§ **Problem statement**
Produce nothing but an exact copy of the lines from the one containing "Write a Python" through the one containing "ax = fig.add_axes([64", and do not carry over pictures.
-- Material for this task start --
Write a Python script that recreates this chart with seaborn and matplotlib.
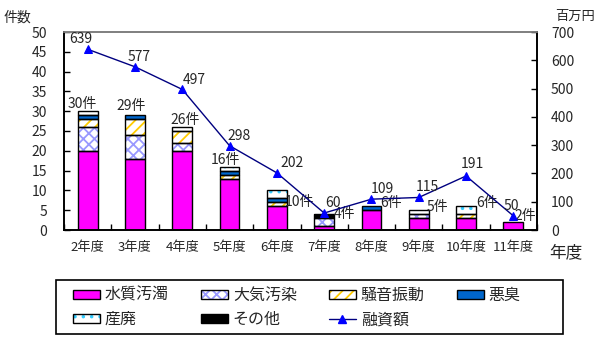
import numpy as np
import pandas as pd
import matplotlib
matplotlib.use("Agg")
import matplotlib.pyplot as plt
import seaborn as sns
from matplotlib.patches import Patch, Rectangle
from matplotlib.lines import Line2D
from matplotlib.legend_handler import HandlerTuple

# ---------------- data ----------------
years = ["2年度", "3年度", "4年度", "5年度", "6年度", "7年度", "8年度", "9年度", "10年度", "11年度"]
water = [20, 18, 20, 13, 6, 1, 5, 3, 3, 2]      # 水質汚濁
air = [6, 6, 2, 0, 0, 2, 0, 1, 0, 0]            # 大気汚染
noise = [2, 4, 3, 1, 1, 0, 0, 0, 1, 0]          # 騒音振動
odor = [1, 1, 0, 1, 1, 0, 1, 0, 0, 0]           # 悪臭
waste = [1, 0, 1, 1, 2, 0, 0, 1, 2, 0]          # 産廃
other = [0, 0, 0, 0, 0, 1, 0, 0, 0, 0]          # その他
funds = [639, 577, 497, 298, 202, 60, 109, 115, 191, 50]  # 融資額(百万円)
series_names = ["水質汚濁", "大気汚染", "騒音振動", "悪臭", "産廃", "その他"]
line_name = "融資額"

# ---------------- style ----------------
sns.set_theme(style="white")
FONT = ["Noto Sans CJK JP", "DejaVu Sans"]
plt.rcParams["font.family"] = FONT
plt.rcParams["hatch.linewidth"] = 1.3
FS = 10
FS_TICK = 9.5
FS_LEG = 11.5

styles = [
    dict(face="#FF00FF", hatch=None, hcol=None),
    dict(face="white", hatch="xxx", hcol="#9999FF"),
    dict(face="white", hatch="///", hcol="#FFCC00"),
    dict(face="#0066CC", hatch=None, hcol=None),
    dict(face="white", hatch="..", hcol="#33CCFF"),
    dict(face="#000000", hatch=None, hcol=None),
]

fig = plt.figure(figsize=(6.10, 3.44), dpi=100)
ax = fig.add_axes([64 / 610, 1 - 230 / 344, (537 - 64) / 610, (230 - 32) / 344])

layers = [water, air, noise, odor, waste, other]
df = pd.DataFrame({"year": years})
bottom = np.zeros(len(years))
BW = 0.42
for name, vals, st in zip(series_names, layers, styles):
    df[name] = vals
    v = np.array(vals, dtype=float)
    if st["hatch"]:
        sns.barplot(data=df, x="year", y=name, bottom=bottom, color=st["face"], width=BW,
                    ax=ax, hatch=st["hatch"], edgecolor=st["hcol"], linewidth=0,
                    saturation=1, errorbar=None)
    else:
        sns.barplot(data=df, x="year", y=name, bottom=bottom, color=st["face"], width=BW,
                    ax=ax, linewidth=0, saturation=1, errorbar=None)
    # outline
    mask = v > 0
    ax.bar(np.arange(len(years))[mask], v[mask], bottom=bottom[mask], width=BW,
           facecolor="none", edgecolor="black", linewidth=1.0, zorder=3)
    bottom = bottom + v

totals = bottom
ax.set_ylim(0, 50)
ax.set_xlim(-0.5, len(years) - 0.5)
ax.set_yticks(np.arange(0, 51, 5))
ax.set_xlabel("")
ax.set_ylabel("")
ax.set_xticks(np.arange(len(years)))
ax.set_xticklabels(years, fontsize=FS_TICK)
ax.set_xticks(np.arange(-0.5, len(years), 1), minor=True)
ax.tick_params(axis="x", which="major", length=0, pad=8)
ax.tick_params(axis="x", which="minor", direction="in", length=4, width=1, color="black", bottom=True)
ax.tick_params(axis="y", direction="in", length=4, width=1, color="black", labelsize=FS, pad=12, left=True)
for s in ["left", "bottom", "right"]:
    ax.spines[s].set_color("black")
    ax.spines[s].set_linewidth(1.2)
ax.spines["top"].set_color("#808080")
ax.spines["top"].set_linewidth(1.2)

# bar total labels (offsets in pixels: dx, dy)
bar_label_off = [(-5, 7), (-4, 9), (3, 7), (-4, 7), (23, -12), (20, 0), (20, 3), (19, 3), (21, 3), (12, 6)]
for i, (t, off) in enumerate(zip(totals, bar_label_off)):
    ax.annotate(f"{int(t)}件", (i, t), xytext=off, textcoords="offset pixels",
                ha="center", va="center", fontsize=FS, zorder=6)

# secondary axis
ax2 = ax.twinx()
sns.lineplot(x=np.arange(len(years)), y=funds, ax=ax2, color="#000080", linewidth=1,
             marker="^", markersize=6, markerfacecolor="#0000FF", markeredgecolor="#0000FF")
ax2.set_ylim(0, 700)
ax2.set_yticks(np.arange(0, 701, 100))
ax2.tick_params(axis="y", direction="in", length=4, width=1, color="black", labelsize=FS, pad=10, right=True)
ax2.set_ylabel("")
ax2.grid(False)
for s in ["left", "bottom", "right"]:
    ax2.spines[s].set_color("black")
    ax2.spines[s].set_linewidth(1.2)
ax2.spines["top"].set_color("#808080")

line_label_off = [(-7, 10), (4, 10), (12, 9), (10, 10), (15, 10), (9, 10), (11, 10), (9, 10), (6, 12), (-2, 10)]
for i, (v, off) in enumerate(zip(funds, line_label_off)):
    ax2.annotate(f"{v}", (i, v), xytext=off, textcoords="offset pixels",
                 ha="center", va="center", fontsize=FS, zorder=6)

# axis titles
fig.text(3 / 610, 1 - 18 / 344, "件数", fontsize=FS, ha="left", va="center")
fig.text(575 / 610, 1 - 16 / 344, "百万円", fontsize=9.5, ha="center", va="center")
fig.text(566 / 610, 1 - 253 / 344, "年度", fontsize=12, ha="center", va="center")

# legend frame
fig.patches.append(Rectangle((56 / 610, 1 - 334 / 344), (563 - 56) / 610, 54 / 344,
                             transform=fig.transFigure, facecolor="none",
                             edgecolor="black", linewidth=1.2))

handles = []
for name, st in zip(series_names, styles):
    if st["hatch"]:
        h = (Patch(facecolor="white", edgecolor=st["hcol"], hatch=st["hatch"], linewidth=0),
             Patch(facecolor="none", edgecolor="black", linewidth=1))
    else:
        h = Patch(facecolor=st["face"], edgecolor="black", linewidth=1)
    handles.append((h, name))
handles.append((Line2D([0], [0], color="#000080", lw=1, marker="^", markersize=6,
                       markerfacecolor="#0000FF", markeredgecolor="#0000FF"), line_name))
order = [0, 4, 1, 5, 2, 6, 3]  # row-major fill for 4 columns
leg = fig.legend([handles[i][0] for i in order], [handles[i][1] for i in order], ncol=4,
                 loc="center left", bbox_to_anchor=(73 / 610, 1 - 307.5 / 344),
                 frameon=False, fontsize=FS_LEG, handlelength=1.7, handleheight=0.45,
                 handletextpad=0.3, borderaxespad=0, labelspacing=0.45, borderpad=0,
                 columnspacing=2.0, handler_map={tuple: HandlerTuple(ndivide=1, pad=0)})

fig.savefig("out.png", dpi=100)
-- Material for this task end --
-- Material for this task start --
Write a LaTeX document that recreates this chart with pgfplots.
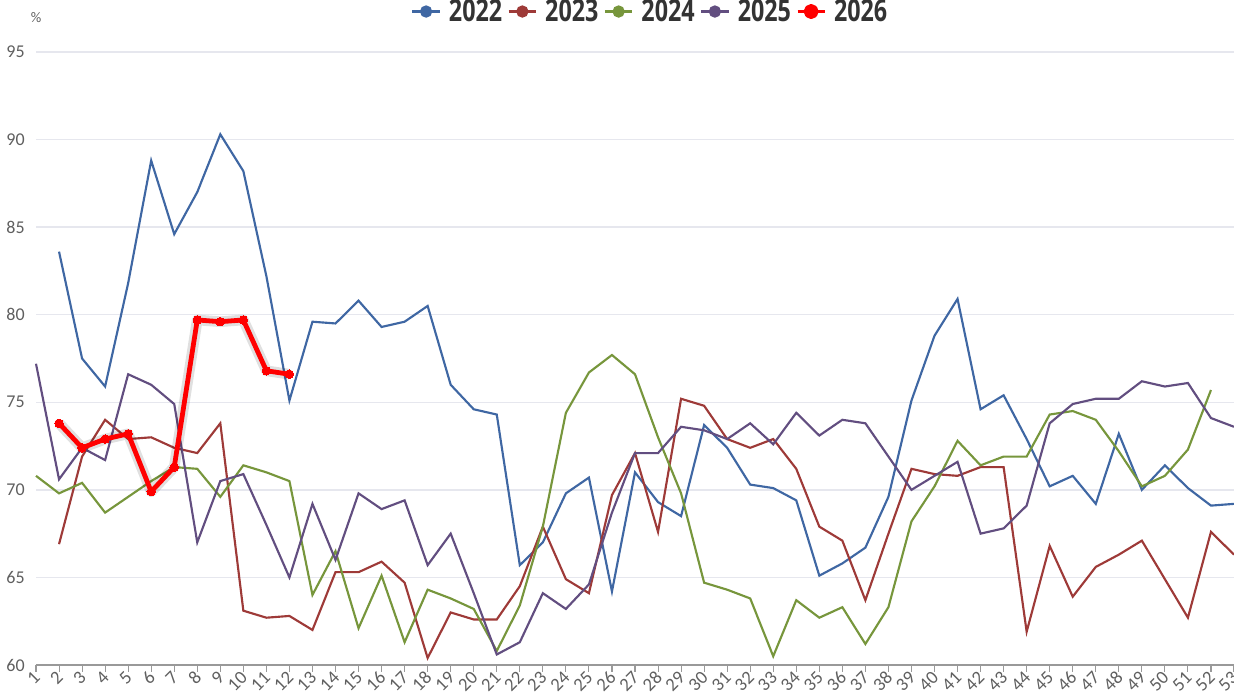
-- Material for this task end --
§ **Answer for the task**
Write a Python script that recreates this chart with seaborn and matplotlib.
import numpy as np
import pandas as pd
import matplotlib
matplotlib.use("Agg")
import matplotlib.pyplot as plt
import seaborn as sns
from matplotlib.patches import Patch, Rectangle
from matplotlib.lines import Line2D
from matplotlib.legend_handler import HandlerTuple

# ---------------- data ----------------
years = ["2年度", "3年度", "4年度", "5年度", "6年度", "7年度", "8年度", "9年度", "10年度", "11年度"]
water = [20, 18, 20, 13, 6, 1, 5, 3, 3, 2]      # 水質汚濁
air = [6, 6, 2, 0, 0, 2, 0, 1, 0, 0]            # 大気汚染
noise = [2, 4, 3, 1, 1, 0, 0, 0, 1, 0]          # 騒音振動
odor = [1, 1, 0, 1, 1, 0, 1, 0, 0, 0]           # 悪臭
waste = [1, 0, 1, 1, 2, 0, 0, 1, 2, 0]          # 産廃
other = [0, 0, 0, 0, 0, 1, 0, 0, 0, 0]          # その他
funds = [639, 577, 497, 298, 202, 60, 109, 115, 191, 50]  # 融資額(百万円)
series_names = ["水質汚濁", "大気汚染", "騒音振動", "悪臭", "産廃", "その他"]
line_name = "融資額"

# ---------------- style ----------------
sns.set_theme(style="white")
FONT = ["Noto Sans CJK JP", "DejaVu Sans"]
plt.rcParams["font.family"] = FONT
plt.rcParams["hatch.linewidth"] = 1.3
FS = 10
FS_TICK = 9.5
FS_LEG = 11.5

styles = [
    dict(face="#FF00FF", hatch=None, hcol=None),
    dict(face="white", hatch="xxx", hcol="#9999FF"),
    dict(face="white", hatch="///", hcol="#FFCC00"),
    dict(face="#0066CC", hatch=None, hcol=None),
    dict(face="white", hatch="..", hcol="#33CCFF"),
    dict(face="#000000", hatch=None, hcol=None),
]

fig = plt.figure(figsize=(6.10, 3.44), dpi=100)
ax = fig.add_axes([64 / 610, 1 - 230 / 344, (537 - 64) / 610, (230 - 32) / 344])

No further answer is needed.